**THE EXERCISE**
Leave the pictures out, and retype all of the material exactly as written.

**INFORMATION SUPPLIED**
— Start —

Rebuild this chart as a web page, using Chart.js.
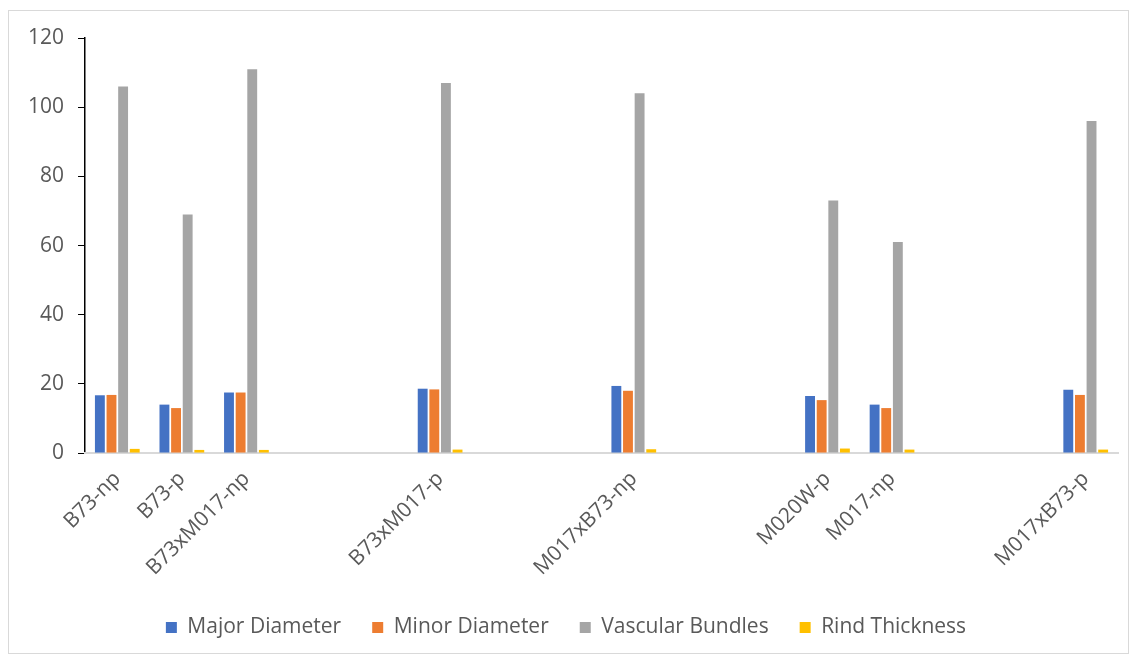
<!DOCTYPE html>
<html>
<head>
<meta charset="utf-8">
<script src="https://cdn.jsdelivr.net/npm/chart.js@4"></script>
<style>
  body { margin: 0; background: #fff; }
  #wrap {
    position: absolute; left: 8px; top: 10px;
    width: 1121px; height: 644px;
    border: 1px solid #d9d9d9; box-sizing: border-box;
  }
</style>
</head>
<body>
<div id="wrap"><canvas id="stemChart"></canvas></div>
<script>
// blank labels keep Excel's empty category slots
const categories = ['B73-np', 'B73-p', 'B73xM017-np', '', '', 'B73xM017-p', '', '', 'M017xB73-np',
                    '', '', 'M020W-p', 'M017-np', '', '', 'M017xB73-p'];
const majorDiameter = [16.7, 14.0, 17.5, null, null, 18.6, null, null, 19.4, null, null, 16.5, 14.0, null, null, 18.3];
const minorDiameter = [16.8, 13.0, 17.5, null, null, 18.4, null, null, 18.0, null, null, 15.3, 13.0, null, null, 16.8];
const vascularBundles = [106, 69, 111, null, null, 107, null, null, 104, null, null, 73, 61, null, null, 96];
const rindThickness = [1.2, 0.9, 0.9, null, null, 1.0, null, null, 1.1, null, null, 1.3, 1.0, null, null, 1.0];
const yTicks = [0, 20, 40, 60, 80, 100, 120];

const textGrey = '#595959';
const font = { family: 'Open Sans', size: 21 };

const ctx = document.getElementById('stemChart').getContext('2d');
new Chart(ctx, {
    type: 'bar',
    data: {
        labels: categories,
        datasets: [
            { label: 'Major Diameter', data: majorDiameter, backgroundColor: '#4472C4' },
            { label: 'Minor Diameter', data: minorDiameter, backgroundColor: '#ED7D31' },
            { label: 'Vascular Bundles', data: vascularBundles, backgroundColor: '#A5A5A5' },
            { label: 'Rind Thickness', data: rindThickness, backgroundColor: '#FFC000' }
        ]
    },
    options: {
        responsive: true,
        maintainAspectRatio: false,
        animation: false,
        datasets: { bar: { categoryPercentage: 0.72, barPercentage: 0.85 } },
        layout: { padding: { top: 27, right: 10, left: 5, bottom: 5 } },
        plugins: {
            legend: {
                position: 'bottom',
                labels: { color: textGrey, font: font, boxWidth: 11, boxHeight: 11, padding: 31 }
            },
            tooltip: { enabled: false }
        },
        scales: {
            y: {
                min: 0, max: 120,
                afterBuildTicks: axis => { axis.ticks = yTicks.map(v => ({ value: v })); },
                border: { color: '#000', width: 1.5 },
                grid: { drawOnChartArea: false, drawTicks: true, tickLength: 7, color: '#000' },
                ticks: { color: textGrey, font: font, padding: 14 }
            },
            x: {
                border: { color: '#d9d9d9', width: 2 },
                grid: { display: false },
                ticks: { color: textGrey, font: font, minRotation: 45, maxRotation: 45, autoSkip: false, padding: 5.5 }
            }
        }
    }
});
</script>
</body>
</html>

— End —

**FULL ANSWER**
Rebuild this chart as a web page, using Chart.js.
<!DOCTYPE html>
<html>
<head>
<meta charset="utf-8">
<script src="https://cdn.jsdelivr.net/npm/chart.js@4"></script>
<style>
  body { margin: 0; background: #fff; }
  #wrap {
    position: absolute; left: 8px; top: 10px;
    width: 1121px; height: 644px;
    border: 1px solid #d9d9d9; box-sizing: border-box;
  }
</style>
</head>
<body>
<div id="wrap"><canvas id="stemChart"></canvas></div>
<script>
// blank labels keep Excel's empty category slots
const categories = ['B73-np', 'B73-p', 'B73xM017-np', '', '', 'B73xM017-p', '', '', 'M017xB73-np',
                    '', '', 'M020W-p', 'M017-np', '', '', 'M017xB73-p'];
const majorDiameter = [16.7, 14.0, 17.5, null, null, 18.6, null, null, 19.4, null, null, 16.5, 14.0, null, null, 18.3];
const minorDiameter = [16.8, 13.0, 17.5, null, null, 18.4, null, null, 18.0, null, null, 15.3, 13.0, null, null, 16.8];
const vascularBundles = [106, 69, 111, null, null, 107, null, null, 104, null, null, 73, 61, null, null, 96];
const rindThickness = [1.2, 0.9, 0.9, null, null, 1.0, null, null, 1.1, null, null, 1.3, 1.0, null, null, 1.0];
const yTicks = [0, 20, 40, 60, 80, 100, 120];

const textGrey = '#595959';
const font = { family: 'Open Sans', size: 21 };

const ctx = document.getElementById('stemChart').getContext('2d');
new Chart(ctx, {
    type: 'bar',
    data: {
        labels: categories,
        datasets: [
            { label: 'Major Diameter', data: majorDiameter, backgroundColor: '#4472C4' },
            { label: 'Minor Diameter', data: minorDiameter, backgroundColor: '#ED7D31' },
            { label: 'Vascular Bundles', data: vascularBundles, backgroundColor: '#A5A5A5' },
            { label: 'Rind Thickness', data: rindThickness, backgroundColor: '#FFC000' }
        ]
    },
    options: {
        responsive: true,
        maintainAspectRatio: false,
        animation: false,
        datasets: { bar: { categoryPercentage: 0.72, barPercentage: 0.85 } },
        layout: { padding: { top: 27, right: 10, left: 5, bottom: 5 } },
        plugins: {
            legend: {
                position: 'bottom',
                labels: { color: textGrey, font: font, boxWidth: 11, boxHeight: 11, padding: 31 }
            },
            tooltip: { enabled: false }
        },
        scales: {
            y: {
                min: 0, max: 120,
                afterBuildTicks: axis => { axis.ticks = yTicks.map(v => ({ value: v })); },
                border: { color: '#000', width: 1.5 },
                grid: { drawOnChartArea: false, drawTicks: true, tickLength: 7, color: '#000' },
                ticks: { color: textGrey, font: font, padding: 14 }
            },
            x: {
                border: { color: '#d9d9d9', width: 2 },
                grid: { display: false },
                ticks: { color: textGrey, font: font, minRotation: 45, maxRotation: 45, autoSkip: false, padding: 5.5 }
            }
        }
    }
});
</script>
</body>
</html>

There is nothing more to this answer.